◆ **Data block**:
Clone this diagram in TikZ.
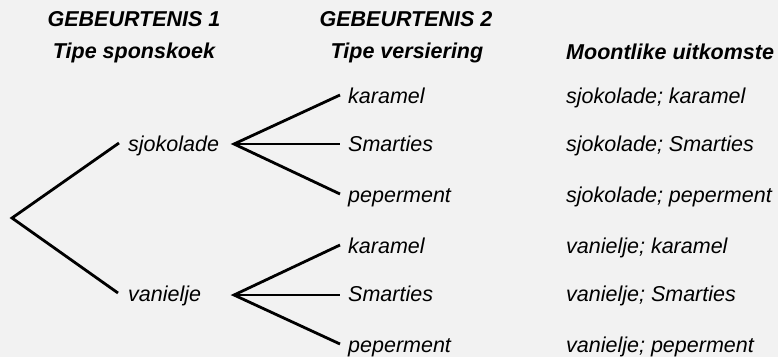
\documentclass[tikz,border=0pt]{standalone}
\usepackage{fontspec}
\setmainfont{Liberation Sans}
\definecolor{bg}{HTML}{F2F2F2}
\begin{document}
\begin{tikzpicture}[x=1pt,y=-1pt,
  lbl/.style={anchor=base west,inner sep=0pt,font=\fontsize{21.5}{25}\selectfont\itshape},
  hdr/.style={anchor=base,inner sep=0pt,font=\fontsize{21.5}{25}\selectfont\bfseries\itshape},
  br/.style={line width=2.8pt,line cap=butt,line join=miter}]
\fill[bg] (0,0) rectangle (778,357);
\useasboundingbox (0,0) rectangle (778,357);
% headers
\node[hdr] (h1a) at (134,26) {GEBEURTENIS 1};
\node[hdr] (h1b) at (134,58) {Tipe sponskoek};
\node[hdr] (h2a) at (406,26) {GEBEURTENIS 2};
\node[hdr] (h2b) at (407,58) {Tipe versiering};
\node[hdr,anchor=base west] (h3) at (566,59) {Moontlike uitkomste};
% coordinates
\coordinate (root) at (12,218);
\coordinate (e1) at (119,143);
\coordinate (e2) at (118,293);
\coordinate (f1) at (234,144);
\coordinate (f2) at (234,295);
\coordinate (a1) at (340,95);
\coordinate (a2) at (340,144);
\coordinate (a3) at (340,194);
\coordinate (b1) at (340,245);
\coordinate (b2) at (340,295);
\coordinate (b3) at (340,344);
% first event labels
\node[lbl] (sj) at (128,151) {sjokolade};
\node[lbl] (va) at (128,301.5) {vanielje};
% second event labels
\node[lbl] (k1) at (348,103) {karamel};
\node[lbl] (s1) at (348,151) {Smarties};
\node[lbl] (p1) at (348,202) {peperment};
\node[lbl] (k2) at (348,253) {karamel};
\node[lbl] (s2) at (348,301) {Smarties};
\node[lbl] (p2) at (348,352) {peperment};
% outcomes
\node[lbl] (o1) at (566,103) {sjokolade; karamel};
\node[lbl] (o2) at (566,151) {sjokolade; Smarties};
\node[lbl] (o3) at (566,202) {sjokolade; peperment};
\node[lbl] (o4) at (566,253) {vanielje; karamel};
\node[lbl] (o5) at (566,301) {vanielje; Smarties};
\node[lbl] (o6) at (566,352) {vanielje; peperment};
% branches
\draw[br] (e1) -- (root) -- (e2);
\draw[br] (a1) -- (f1) -- (a3);
\draw[br] (f1) -- (a2);
\draw[br] (b1) -- (f2) -- (b3);
\draw[br] (f2) -- (b2);
\end{tikzpicture}
\end{document}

◆ **Short problem**: Word for word, quote the lines above. Omit the pictures.

◆ **Response below**:
Clone this diagram in TikZ.
\documentclass[tikz,border=0pt]{standalone}
\usepackage{fontspec}
\setmainfont{Liberation Sans}
\definecolor{bg}{HTML}{F2F2F2}
\begin{document}
\begin{tikzpicture}[x=1pt,y=-1pt,
  lbl/.style={anchor=base west,inner sep=0pt,font=\fontsize{21.5}{25}\selectfont\itshape},
  hdr/.style={anchor=base,inner sep=0pt,font=\fontsize{21.5}{25}\selectfont\bfseries\itshape},
  br/.style={line width=2.8pt,line cap=butt,line join=miter}]
\fill[bg] (0,0) rectangle (778,357);
\useasboundingbox (0,0) rectangle (778,357);
% headers
\node[hdr] (h1a) at (134,26) {GEBEURTENIS 1};
\node[hdr] (h1b) at (134,58) {Tipe sponskoek};
\node[hdr] (h2a) at (406,26) {GEBEURTENIS 2};
\node[hdr] (h2b) at (407,58) {Tipe versiering};
\node[hdr,anchor=base west] (h3) at (566,59) {Moontlike uitkomste};
% coordinates
\coordinate (root) at (12,218);
\coordinate (e1) at (119,143);
\coordinate (e2) at (118,293);
\coordinate (f1) at (234,144);
\coordinate (f2) at (234,295);
\coordinate (a1) at (340,95);
\coordinate (a2) at (340,144);
\coordinate (a3) at (340,194);
\coordinate (b1) at (340,245);
\coordinate (b2) at (340,295);
\coordinate (b3) at (340,344);
% first event labels
\node[lbl] (sj) at (128,151) {sjokolade};
\node[lbl] (va) at (128,301.5) {vanielje};
% second event labels
\node[lbl] (k1) at (348,103) {karamel};
\node[lbl] (s1) at (348,151) {Smarties};
\node[lbl] (p1) at (348,202) {peperment};
\node[lbl] (k2) at (348,253) {karamel};
\node[lbl] (s2) at (348,301) {Smarties};
\node[lbl] (p2) at (348,352) {peperment};
% outcomes
\node[lbl] (o1) at (566,103) {sjokolade; karamel};
\node[lbl] (o2) at (566,151) {sjokolade; Smarties};
\node[lbl] (o3) at (566,202) {sjokolade; peperment};
\node[lbl] (o4) at (566,253) {vanielje; karamel};
\node[lbl] (o5) at (566,301) {vanielje; Smarties};
\node[lbl] (o6) at (566,352) {vanielje; peperment};
% branches
\draw[br] (e1) -- (root) -- (e2);
\draw[br] (a1) -- (f1) -- (a3);
\draw[br] (f1) -- (a2);
\draw[br] (b1) -- (f2) -- (b3);
\draw[br] (f2) -- (b2);
\end{tikzpicture}
\end{document}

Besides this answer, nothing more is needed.